Galactday: 56038.3
Across the long arc of human history, the idea of permanence has proven to be one of humanity’s most enduring illusions. Kings have ruled, empires have expanded, nations have risen to dominate vast stretches of land and people — and then they have disappeared. Their flags stopped flying, their capitals emptied, and their names slipped from daily speech into textbooks. What once felt immovable became a remnant beneath layers of time. Photo by Aysegul Aytoren
From the earliest city-states of Mesopotamia to the global superpowers of the modern era, history follows a recurring pattern. Power accumulates. Confidence hardens into certainty. Institutions grow complex, borders expand, and prosperity convinces those living within the moment that what exists now will always exist. Yet history shows that no civilization, no matter how advanced or dominant, has escaped decline.
Ancient Rome offers the most commonly cited example. At its height, Rome controlled much of Europe, North Africa, and the Middle East. Its engineering feats, legal frameworks, and military organization shaped the Western world for centuries. To those living under Roman rule, the idea that the empire could one day fall would have seemed implausible. Rome was the world. And yet, over time, internal decay, economic strain, political instability, and external pressure eroded its foundations. What remained were ruins, records, and lessons studied by future generations.
Rome was not unique. The same fate met the Mayan civilization, once renowned for its astronomical knowledge and city planning. The Khmer Empire, which built the vast Angkor temple complex, collapsed into obscurity. The Mongol Empire, the largest contiguous land empire in history, fragmented within generations. Even relatively modern empires — the Ottoman, Austro-Hungarian, and British — eventually surrendered their dominance to time and change.
What separates these civilizations from those living today is not destiny, but distance.
Modern nations often view themselves as exceptions to historical patterns. Technological advancement, economic systems, and global connectivity create a sense that collapse belongs to a less sophisticated past. Yet history does not suggest that progress grants immunity. It suggests that complexity introduces new vulnerabilities.
Even our great United States, like every nation before it, exists within a historical moment rather than outside of history. Its institutions, culture, and influence feel permanent to those living within them because permanence is easiest to believe when one is standing inside it. But history is not written for those in the present. It is written by those who come later, looking back.

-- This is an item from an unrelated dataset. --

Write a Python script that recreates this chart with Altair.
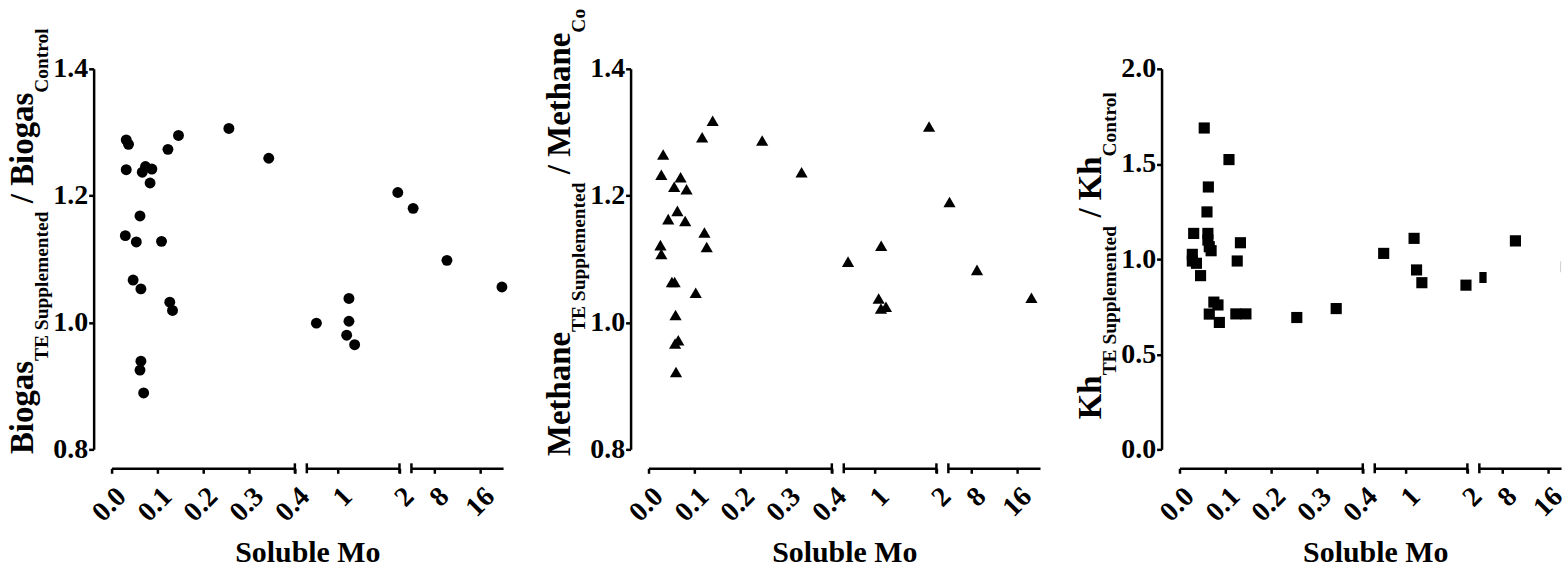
import altair as alt
import pandas as pd

# ---------------- data ----------------
bio_x = [0.032, 0.037, 0.032, 0.074, 0.067, 0.088, 0.084, 0.123, 0.146, 0.256, 0.343,
         0.062, 0.030, 0.054, 0.109, 0.047, 0.064, 0.127, 0.133, 0.064, 0.062, 0.070,
         0.655, 1.182, 1.182, 1.145, 1.274, 1.973, 4.3, 10.2, 19.8]
bio_y = [1.288, 1.281, 1.241, 1.246, 1.237, 1.242, 1.220, 1.273, 1.295, 1.306, 1.259,
         1.168, 1.137, 1.127, 1.128, 1.067, 1.053, 1.032, 1.019, 0.939, 0.925, 0.889,
         0.999, 1.038, 1.002, 0.980, 0.965, 1.205, 1.180, 1.098, 1.056]

meth_x = [0.032, 0.028, 0.056, 0.070, 0.083, 0.043, 0.063, 0.080, 0.026, 0.028, 0.117,
          0.140, 0.122, 0.127, 0.051, 0.057, 0.103, 0.059, 0.065, 0.058, 0.060, 0.248,
          0.334, 0.569, 1.106, 1.065, 1.102, 1.183, 1.881, 4.2, 9.0, 18.5]
meth_y = [1.265, 1.233, 1.214, 1.229, 1.210, 1.163, 1.176, 1.160, 1.122, 1.108, 1.292,
          1.318, 1.142, 1.119, 1.064, 1.064, 1.047, 1.012, 0.972, 0.967, 0.922, 1.287,
          1.237, 1.096, 1.121, 1.038, 1.022, 1.025, 1.309, 1.190, 1.083, 1.039]

kh_x = [0.031, 0.028, 0.028, 0.037, 0.046, 0.054, 0.063, 0.060, 0.062, 0.062, 0.065,
        0.069, 0.108, 0.133, 0.126, 0.075, 0.084, 0.065, 0.087, 0.123, 0.145, 0.256,
        0.342, 0.645, 1.137, 1.177, 1.263, 1.977, 4.3, 10.3, 19.2]
kh_y = [1.135, 1.025, 0.990, 0.978, 0.913, 1.689, 1.379, 1.248, 1.135, 1.100, 1.065,
        1.044, 1.523, 1.086, 0.990, 0.774, 0.759, 0.711, 0.667, 0.712, 0.712, 0.693,
        0.740, 1.030, 1.109, 0.943, 0.876, 0.863, 0.903, 1.096, 0.960]

x_ticks_seg = [[0.0, 0.1, 0.2, 0.3, 0.4], [1, 2], [8, 16]]
y_ticks_ratio = [0.8, 1.0, 1.2, 1.4]
y_ticks_kh = [0.0, 0.5, 1.0, 1.5, 2.0]
panel_words = ["Biogas", "Methane", "Kh"]
x_title = "Soluble Mo"

# ---------------- layout / style ----------------
FONT = "Liberation Serif"
BLACK = "#000000"
H = 382
X_OFF = 19
Y_OFF = 18
GAP = 12
SEG_RANGES = [(0.0, 0.4), (0.5, 2.0), (4.0, 20.0)]
SEG_PPU = [460.0, 62.0, 5.75]
SEG_FMT = [".1f", "d", "d"]
SEG_BREAKS = [[0.4], [0.5, 2.0], [4.0]]
SPACERS = [122, 116]
BIG, SUB = 33, 19.5
LABEL_SIZE = 28
TITLE_BOTTOM = [386.7, 388.7, 351.7]
TITLE_X_BIG, TITLE_X_SUB = -79, -64
TOP_EDGE = -68.3  # page top relative to plot top

ADV = {" ": 250, "/": 278, "B": 667, "C": 722, "E": 667, "K": 778, "M": 944, "S": 556,
       "T": 667, "a": 500, "d": 556, "e": 444, "g": 500, "h": 556, "i": 278, "l": 278,
       "m": 833, "n": 556, "o": 500, "p": 556, "r": 444, "s": 389, "t": 333, "u": 556}


def text_w(s, size):
    return sum(ADV.get(c, 500) for c in s) / 1000.0 * size


def title_layers(word, bottom):
    pieces = [(word, BIG, False), ("TE Supplemented", SUB, True), (" ", BIG, False),
              ("/", BIG, False), (" ", BIG, False), (word, BIG, False), ("Control", SUB, True)]
    y = bottom
    out = []
    for txt, size, sub in pieces:
        w = text_w(txt, size)
        if txt.strip():
            props = dict(angle=270, align="left", baseline="alphabetic", font=FONT,
                         fontWeight="bold", fontSize=size, color=BLACK)
            avail = y - (TOP_EDGE + 1)
            if avail < w:
                props["limit"] = max(avail, 1)
                props["ellipsis"] = "\u200b"
            out.append(
                alt.Chart(pd.DataFrame({"t": [txt]}))
                .mark_text(**props)
                .encode(text="t:N",
                        x=alt.value(TITLE_X_SUB if sub else TITLE_X_BIG),
                        y=alt.value(y))
            )
        y -= w
    return out


panels = [
    dict(x=bio_x, y=bio_y, shape="circle", size=120, ydom=(0.8, 1.4), yticks=y_ticks_ratio),
    dict(x=meth_x, y=meth_y, shape="triangle-up", size=150, ydom=(0.8, 1.4), yticks=y_ticks_ratio),
    dict(x=kh_x, y=kh_y, shape="square", size=125, ydom=(0.0, 2.0), yticks=y_ticks_kh),
]

seg_widths = [(hi - lo) * p for (lo, hi), p in zip(SEG_RANGES, SEG_PPU)]
panel_w = sum(seg_widths) + 2 * GAP

units = []
for pi, pan in enumerate(panels):
    df_all = pd.DataFrame({"x": pan["x"], "y": pan["y"]})
    for k in range(3):
        lo, hi = SEG_RANGES[k]
        width = seg_widths[k]
        dom_hi = hi
        clip = False
        if pi == 2 and k == 2:
            width = 82
            dom_hi = lo + width / SEG_PPU[k]
            clip = True
        df = df_all[(df_all.x >= lo) & (df_all.x <= hi)]
        x_scale = alt.Scale(domain=[lo, dom_hi], nice=False, zero=False)
        y_scale = alt.Scale(domain=list(pan["ydom"]), nice=False, zero=False)
        ax_kw = dict(values=x_ticks_seg[k], format=SEG_FMT[k], labelAngle=-45,
                     offset=X_OFF, labelFlush=False, labelOverlap=False, labelBound=False,
                     labelPadding=9, grid=False)
        if k == 0:
            x_axis = alt.Axis(title=x_title, titleX=panel_w / 2, titleY=94,
                              titleAlign="center", titleBaseline="alphabetic",
                              titleFontSize=30, titleFont=FONT, titleFontWeight="bold",
                              titleColor=BLACK, **ax_kw)
            y_axis = alt.Axis(values=pan["yticks"], format=".1f", offset=Y_OFF, title=None,
                              labelPadding=1, grid=False, labelFlush=False, labelOverlap=False)
        else:
            x_axis = alt.Axis(title=None, **ax_kw)
            y_axis = None
        pts = alt.Chart(df).mark_point(
            shape=pan["shape"], filled=True, size=pan["size"], color=BLACK, opacity=1,
            clip=clip
        ).encode(
            x=alt.X("x:Q", scale=x_scale, axis=x_axis),
            y=alt.Y("y:Q", scale=y_scale, axis=y_axis),
        )
        brk = alt.Chart(pd.DataFrame({"x": SEG_BREAKS[k]})).mark_rule(
            color=BLACK, strokeWidth=2.5
        ).encode(
            x=alt.X("x:Q", scale=x_scale, axis=x_axis),
            y=alt.value(H + X_OFF - 5),
            y2=alt.value(H + X_OFF + 5),
        )
        layers = [pts, brk]
        if k == 0:
            layers += title_layers(panel_words[pi], TITLE_BOTTOM[pi])
        if pi == 0 and k == 0:
            anchor = alt.Chart(pd.DataFrame({"a": [0]})).mark_rule(
                strokeOpacity=0, strokeWidth=1, color=BLACK
            ).encode(x=alt.value(-111.2), y=alt.value(TOP_EDGE + 0.5), y2=alt.value(-60))
            layers.append(anchor)
        units.append(alt.layer(*layers).properties(width=width, height=H))
    if pi < 2:
        spacer = alt.Chart(pd.DataFrame({"a": [0]})).mark_point(opacity=0).encode(
            x=alt.value(0), y=alt.value(0)
        ).properties(width=SPACERS[pi], height=H)
        units.append(spacer)

chart = alt.HConcatChart(hconcat=units, spacing=GAP, bounds="flush").properties(
    padding={"left": 0, "top": 0, "right": 0, "bottom": 0},
    background="white",
).configure_view(stroke=None).configure_axis(
    domainColor=BLACK, domainWidth=2.5, tickColor=BLACK, tickWidth=2.5, tickSize=5,
    labelFont=FONT, labelFontWeight="bold", labelFontSize=LABEL_SIZE, labelColor=BLACK,
    grid=False
)

chart.save("out.html", embed_options={"renderer": "svg", "actions": False})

A thousand years can feel like an eternity in human terms. It spans dozens of generations, countless lifetimes, and unimaginable change. Yet on the scale of civilization, it is little more than a blink. The pyramids of Egypt are more than 4,500 years old. Long before modern nations existed, they were already ancient. What feels distant to us now will one day feel recent to someone else.
Future historians may one day speak of today’s world the way modern teachers speak of Rome — with measured distance, summarizing centuries in chapters, reducing lived experiences into timelines and bullet points. Political debates that feel urgent now may become footnotes. Cultural conflicts that dominate headlines may be condensed into a single paragraph explaining a broader societal shift.
This perspective is not meant to diminish the present, but to contextualize it.
Understanding the temporary nature of nations can foster humility rather than fear. It reminds societies that strength is not guaranteed, that maintenance matters, and that internal cohesion often determines longevity more than external dominance. Civilizations tend to fall not in moments of sudden catastrophe, but through slow erosion — neglecting institutions, widening inequality, loss of shared identity, and resistance to adaptation.
History does not repeat itself precisely, but it echoes. Each era believes it is new, unprecedented, and uniquely complex. Every era is correct — and yet every era is subject to the same fundamental truth: nothing built by humans lasts forever.
What remains are ideas, lessons, and artifacts. The question history leaves behind is not which civilization lasted the longest, but which ones understood their fragility early enough to act wisely within it.